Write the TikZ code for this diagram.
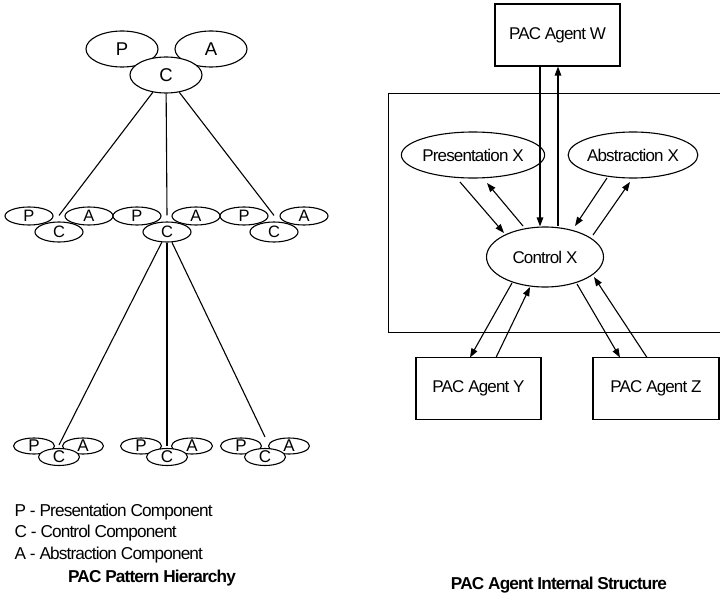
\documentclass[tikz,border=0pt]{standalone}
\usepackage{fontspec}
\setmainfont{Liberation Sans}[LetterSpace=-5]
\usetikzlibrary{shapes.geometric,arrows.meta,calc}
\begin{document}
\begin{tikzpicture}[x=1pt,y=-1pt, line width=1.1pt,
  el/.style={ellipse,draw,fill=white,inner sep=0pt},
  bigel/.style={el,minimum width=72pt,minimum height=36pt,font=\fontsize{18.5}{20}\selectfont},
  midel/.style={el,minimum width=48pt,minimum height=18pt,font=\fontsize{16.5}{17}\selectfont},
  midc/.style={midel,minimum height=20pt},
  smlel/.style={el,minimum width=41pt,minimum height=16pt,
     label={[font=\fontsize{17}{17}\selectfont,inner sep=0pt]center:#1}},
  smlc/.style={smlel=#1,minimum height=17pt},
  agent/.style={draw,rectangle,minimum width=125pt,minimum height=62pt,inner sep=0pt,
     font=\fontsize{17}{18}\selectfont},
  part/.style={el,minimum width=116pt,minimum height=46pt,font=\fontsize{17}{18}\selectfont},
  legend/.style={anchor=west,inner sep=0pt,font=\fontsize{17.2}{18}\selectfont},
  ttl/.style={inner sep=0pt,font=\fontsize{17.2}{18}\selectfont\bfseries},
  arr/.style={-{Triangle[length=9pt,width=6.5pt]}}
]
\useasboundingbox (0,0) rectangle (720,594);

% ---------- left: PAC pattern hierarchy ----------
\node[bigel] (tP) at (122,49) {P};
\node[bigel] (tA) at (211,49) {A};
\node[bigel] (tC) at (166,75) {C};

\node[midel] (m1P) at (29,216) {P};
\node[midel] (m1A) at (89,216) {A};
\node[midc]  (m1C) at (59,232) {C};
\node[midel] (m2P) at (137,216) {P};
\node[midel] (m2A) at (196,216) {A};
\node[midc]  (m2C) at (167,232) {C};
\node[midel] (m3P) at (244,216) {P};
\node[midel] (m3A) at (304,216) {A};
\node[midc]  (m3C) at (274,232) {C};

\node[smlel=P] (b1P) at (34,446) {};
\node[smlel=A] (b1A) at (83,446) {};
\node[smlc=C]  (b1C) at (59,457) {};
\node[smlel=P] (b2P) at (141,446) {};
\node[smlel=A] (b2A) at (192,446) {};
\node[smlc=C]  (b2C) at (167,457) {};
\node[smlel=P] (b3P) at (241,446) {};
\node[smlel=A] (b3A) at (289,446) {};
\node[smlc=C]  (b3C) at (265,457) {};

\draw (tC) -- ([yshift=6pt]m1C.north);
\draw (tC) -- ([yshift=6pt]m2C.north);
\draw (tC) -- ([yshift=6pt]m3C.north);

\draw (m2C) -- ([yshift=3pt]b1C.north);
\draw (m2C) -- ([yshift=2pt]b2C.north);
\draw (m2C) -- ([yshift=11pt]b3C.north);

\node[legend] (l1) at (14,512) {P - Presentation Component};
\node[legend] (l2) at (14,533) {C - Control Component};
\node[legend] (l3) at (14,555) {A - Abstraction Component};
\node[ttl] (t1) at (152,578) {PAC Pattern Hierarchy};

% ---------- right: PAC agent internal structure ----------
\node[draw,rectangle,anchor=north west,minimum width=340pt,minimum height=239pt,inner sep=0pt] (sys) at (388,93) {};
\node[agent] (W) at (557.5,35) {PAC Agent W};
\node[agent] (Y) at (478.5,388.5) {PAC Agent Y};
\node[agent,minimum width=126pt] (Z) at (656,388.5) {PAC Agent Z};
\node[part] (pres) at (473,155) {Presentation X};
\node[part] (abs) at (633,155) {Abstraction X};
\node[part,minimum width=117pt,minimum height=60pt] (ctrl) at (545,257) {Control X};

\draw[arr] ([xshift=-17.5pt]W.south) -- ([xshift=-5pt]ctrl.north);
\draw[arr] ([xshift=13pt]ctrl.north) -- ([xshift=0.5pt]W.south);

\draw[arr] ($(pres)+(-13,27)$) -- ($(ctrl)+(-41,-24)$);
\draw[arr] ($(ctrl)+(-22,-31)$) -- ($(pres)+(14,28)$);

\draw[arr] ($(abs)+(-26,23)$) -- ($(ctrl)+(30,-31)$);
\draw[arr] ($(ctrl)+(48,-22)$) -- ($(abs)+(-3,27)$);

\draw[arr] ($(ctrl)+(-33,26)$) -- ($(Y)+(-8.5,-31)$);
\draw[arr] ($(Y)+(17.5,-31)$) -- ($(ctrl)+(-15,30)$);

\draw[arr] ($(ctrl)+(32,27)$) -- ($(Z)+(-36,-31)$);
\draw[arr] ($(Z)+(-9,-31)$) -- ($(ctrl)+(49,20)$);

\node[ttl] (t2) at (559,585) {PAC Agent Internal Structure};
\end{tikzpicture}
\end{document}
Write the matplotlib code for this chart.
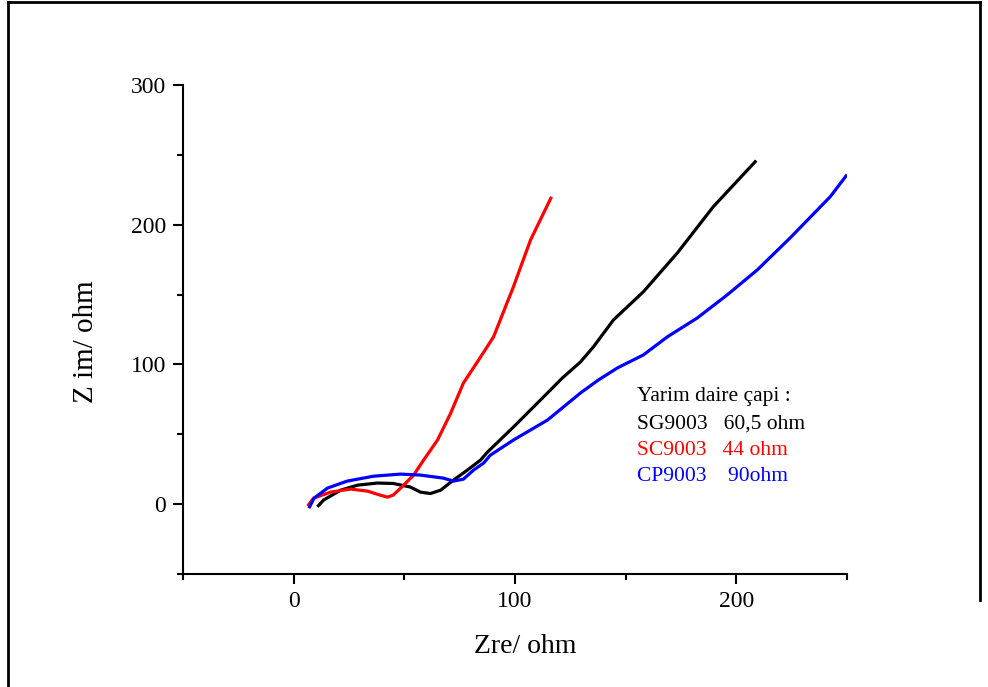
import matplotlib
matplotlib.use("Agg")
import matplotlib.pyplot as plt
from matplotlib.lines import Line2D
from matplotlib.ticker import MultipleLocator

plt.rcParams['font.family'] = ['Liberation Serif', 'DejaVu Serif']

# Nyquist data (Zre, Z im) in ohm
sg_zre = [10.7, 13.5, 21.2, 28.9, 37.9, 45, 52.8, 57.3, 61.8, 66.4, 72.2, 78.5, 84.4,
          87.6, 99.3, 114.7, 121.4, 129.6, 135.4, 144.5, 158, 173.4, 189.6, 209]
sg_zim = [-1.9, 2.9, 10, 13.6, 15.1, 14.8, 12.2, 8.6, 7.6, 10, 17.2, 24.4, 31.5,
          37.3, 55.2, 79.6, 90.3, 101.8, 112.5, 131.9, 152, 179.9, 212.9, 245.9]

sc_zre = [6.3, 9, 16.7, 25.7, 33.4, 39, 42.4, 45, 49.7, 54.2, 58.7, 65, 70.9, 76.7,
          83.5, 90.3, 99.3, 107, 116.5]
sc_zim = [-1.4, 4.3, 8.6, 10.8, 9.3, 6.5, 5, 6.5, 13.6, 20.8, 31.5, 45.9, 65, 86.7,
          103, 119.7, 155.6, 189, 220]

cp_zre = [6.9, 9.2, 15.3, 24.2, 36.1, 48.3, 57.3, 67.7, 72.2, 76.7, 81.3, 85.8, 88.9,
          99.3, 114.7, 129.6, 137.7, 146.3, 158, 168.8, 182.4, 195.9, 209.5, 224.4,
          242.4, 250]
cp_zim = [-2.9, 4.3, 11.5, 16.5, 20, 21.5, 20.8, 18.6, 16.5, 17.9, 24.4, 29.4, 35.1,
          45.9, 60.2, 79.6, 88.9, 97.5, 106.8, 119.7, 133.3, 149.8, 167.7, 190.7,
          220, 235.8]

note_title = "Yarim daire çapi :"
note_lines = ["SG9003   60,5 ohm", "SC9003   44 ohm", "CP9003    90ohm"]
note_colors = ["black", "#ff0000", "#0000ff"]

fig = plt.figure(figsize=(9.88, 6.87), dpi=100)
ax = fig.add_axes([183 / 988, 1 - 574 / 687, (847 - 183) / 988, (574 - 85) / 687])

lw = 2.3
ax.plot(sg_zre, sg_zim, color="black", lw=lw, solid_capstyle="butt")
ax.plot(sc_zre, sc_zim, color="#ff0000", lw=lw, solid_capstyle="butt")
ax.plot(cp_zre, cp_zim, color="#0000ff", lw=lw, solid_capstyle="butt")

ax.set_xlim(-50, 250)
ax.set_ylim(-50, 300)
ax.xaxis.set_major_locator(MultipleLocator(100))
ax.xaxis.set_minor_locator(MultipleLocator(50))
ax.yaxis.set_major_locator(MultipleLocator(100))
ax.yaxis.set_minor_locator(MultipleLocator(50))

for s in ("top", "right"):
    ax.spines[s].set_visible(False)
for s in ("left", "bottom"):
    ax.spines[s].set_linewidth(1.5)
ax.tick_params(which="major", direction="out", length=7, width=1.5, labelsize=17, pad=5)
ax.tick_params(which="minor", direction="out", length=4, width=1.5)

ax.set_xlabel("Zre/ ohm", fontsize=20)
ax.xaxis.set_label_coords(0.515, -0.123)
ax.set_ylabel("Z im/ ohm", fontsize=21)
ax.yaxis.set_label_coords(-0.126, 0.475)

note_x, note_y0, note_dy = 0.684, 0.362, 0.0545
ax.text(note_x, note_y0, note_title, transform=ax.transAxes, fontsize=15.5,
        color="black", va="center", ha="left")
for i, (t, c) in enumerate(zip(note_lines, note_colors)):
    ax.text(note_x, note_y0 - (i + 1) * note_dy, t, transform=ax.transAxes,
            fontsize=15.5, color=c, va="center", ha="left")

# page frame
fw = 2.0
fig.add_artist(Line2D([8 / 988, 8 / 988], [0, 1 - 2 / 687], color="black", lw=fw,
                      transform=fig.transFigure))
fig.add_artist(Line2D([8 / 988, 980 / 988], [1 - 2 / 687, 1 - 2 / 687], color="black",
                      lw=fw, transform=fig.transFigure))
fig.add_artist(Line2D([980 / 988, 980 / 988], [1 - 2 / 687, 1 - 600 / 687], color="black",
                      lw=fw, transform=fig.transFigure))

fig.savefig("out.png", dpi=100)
■ ■ ■ ■ ■ ■ ■
#### Brief:
Respond with the number of lines containing "Write" and no additional words.

#### Result for this task:
2